* EXERCISE REQUIREMENTS: Word for word, quote all of the material, omitting the pictures.

* DATA SHOWN:

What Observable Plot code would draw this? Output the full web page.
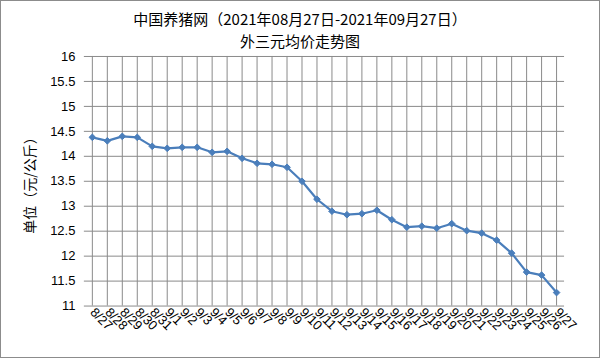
<!DOCTYPE html>
<html><head><meta charset="utf-8">
<script src="https://cdn.jsdelivr.net/npm/d3@7"></script>
<script src="https://cdn.jsdelivr.net/npm/@observablehq/plot@0.6"></script>
<style>
html,body{margin:0;padding:0;background:#fff;}
#wrap{position:relative;width:600px;height:358px;box-sizing:border-box;border:1px solid #8c8c8c;overflow:hidden;font-family:"Noto Sans CJK SC","Noto Sans",sans-serif;}
#title{position:absolute;left:0;top:7px;width:100%;text-align:center;font-size:15px;line-height:22px;color:#000;}
.layer{position:absolute;left:-1px;top:43px;}
#ylab{position:absolute;left:28px;top:181px;transform:translate(-50%,-50%) rotate(-90deg);white-space:nowrap;font-size:14px;color:#000;}
</style></head>
<body><div id="wrap"><div id="title">中国养猪网（2021年08月27日-2021年09月27日）<br>外三元均价走势图</div><div id="baseLayer" class="layer"></div><div id="overLayer" class="layer"></div><div id="ylab"></div></div>
<script>
const dates = ["8/27","8/28","8/29","8/30","8/31","9/1","9/2","9/3","9/4","9/5","9/6","9/7","9/8","9/9","9/10","9/11","9/12","9/13","9/14","9/15","9/16","9/17","9/18","9/19","9/20","9/21","9/22","9/23","9/24","9/25","9/26","9/27"];
const prices = [14.38,14.31,14.40,14.38,14.20,14.16,14.18,14.18,14.08,14.10,13.96,13.86,13.84,13.78,13.50,13.14,12.90,12.83,12.85,12.92,12.73,12.58,12.60,12.56,12.65,12.51,12.46,12.32,12.06,11.68,11.62,11.27];
const yTicks = [11,11.5,12,12.5,13,13.5,14,14.5,15,15.5,16];
const yLabel = "单位（元/公斤）";
const data = dates.map((d,i)=>({date:d, price:prices[i]}));
const color = "#4a7ebb";
const grid = "#8a8a8a";
const common = {
  width: 600, height: 315,
  marginLeft: 84, marginRight: 35, marginTop: 12, marginBottom: 53,
  style: {fontFamily: "'Liberation Sans','DejaVu Sans',sans-serif", fontSize: "13px", color: "#000", background: "transparent", overflow: "visible"},
  x: {type: "point", domain: dates, padding: 0},
  y: {domain: [11, 16]}
};
const baseChart = Plot.plot({
  ...common,
  marks: [
    Plot.ruleY(yTicks, {stroke: grid, strokeOpacity: 1, strokeWidth: 1}),
    Plot.ruleX(dates, {stroke: grid, strokeOpacity: 1, strokeWidth: 1}),
    Plot.axisY({ticks: yTicks, tickSize: 0, tickPadding: 9, tickFormat: d => String(d), label: null, fontSize: 13}),
    Plot.axisX({tickSize: 0, tickRotate: 45, tickPadding: 4, label: null, fontSize: 13})
  ]
});
const overChart = Plot.plot({
  ...common,
  x: {...common.x, axis: null},
  y: {...common.y, axis: null},
  marks: [
    Plot.line(data, {x: "date", y: "price", stroke: color, strokeWidth: 2.2}),
    Plot.dot(data, {x: "date", y: "price", symbol: "diamond2", fill: color, stroke: color, strokeWidth: 1, r: 3})
  ]
});
document.getElementById("baseLayer").appendChild(baseChart);
document.getElementById("overLayer").appendChild(overChart);
document.getElementById("ylab").textContent = yLabel;
</script></body></html>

* THE OUTPUT:
What Observable Plot code would draw this? Output the full web page.
<!DOCTYPE html>
<html><head><meta charset="utf-8">
<script src="https://cdn.jsdelivr.net/npm/d3@7"></script>
<script src="https://cdn.jsdelivr.net/npm/@observablehq/plot@0.6"></script>
<style>
html,body{margin:0;padding:0;background:#fff;}
#wrap{position:relative;width:600px;height:358px;box-sizing:border-box;border:1px solid #8c8c8c;overflow:hidden;font-family:"Noto Sans CJK SC","Noto Sans",sans-serif;}
#title{position:absolute;left:0;top:7px;width:100%;text-align:center;font-size:15px;line-height:22px;color:#000;}
.layer{position:absolute;left:-1px;top:43px;}
#ylab{position:absolute;left:28px;top:181px;transform:translate(-50%,-50%) rotate(-90deg);white-space:nowrap;font-size:14px;color:#000;}
</style></head>
<body><div id="wrap"><div id="title">中国养猪网（2021年08月27日-2021年09月27日）<br>外三元均价走势图</div><div id="baseLayer" class="layer"></div><div id="overLayer" class="layer"></div><div id="ylab"></div></div>
<script>
const dates = ["8/27","8/28","8/29","8/30","8/31","9/1","9/2","9/3","9/4","9/5","9/6","9/7","9/8","9/9","9/10","9/11","9/12","9/13","9/14","9/15","9/16","9/17","9/18","9/19","9/20","9/21","9/22","9/23","9/24","9/25","9/26","9/27"];
const prices = [14.38,14.31,14.40,14.38,14.20,14.16,14.18,14.18,14.08,14.10,13.96,13.86,13.84,13.78,13.50,13.14,12.90,12.83,12.85,12.92,12.73,12.58,12.60,12.56,12.65,12.51,12.46,12.32,12.06,11.68,11.62,11.27];
const yTicks = [11,11.5,12,12.5,13,13.5,14,14.5,15,15.5,16];
const yLabel = "单位（元/公斤）";
const data = dates.map((d,i)=>({date:d, price:prices[i]}));
const color = "#4a7ebb";
const grid = "#8a8a8a";
const common = {
  width: 600, height: 315,
  marginLeft: 84, marginRight: 35, marginTop: 12, marginBottom: 53,
  style: {fontFamily: "'Liberation Sans','DejaVu Sans',sans-serif", fontSize: "13px", color: "#000", background: "transparent", overflow: "visible"},
  x: {type: "point", domain: dates, padding: 0},
  y: {domain: [11, 16]}
};
const baseChart = Plot.plot({
  ...common,
  marks: [
    Plot.ruleY(yTicks, {stroke: grid, strokeOpacity: 1, strokeWidth: 1}),
    Plot.ruleX(dates, {stroke: grid, strokeOpacity: 1, strokeWidth: 1}),
    Plot.axisY({ticks: yTicks, tickSize: 0, tickPadding: 9, tickFormat: d => String(d), label: null, fontSize: 13}),
    Plot.axisX({tickSize: 0, tickRotate: 45, tickPadding: 4, label: null, fontSize: 13})
  ]
});
const overChart = Plot.plot({
  ...common,
  x: {...common.x, axis: null},
  y: {...common.y, axis: null},
  marks: [
    Plot.line(data, {x: "date", y: "price", stroke: color, strokeWidth: 2.2}),
    Plot.dot(data, {x: "date", y: "price", symbol: "diamond2", fill: color, stroke: color, strokeWidth: 1, r: 3})
  ]
});
document.getElementById("baseLayer").appendChild(baseChart);
document.getElementById("overLayer").appendChild(overChart);
document.getElementById("ylab").textContent = yLabel;
</script></body></html>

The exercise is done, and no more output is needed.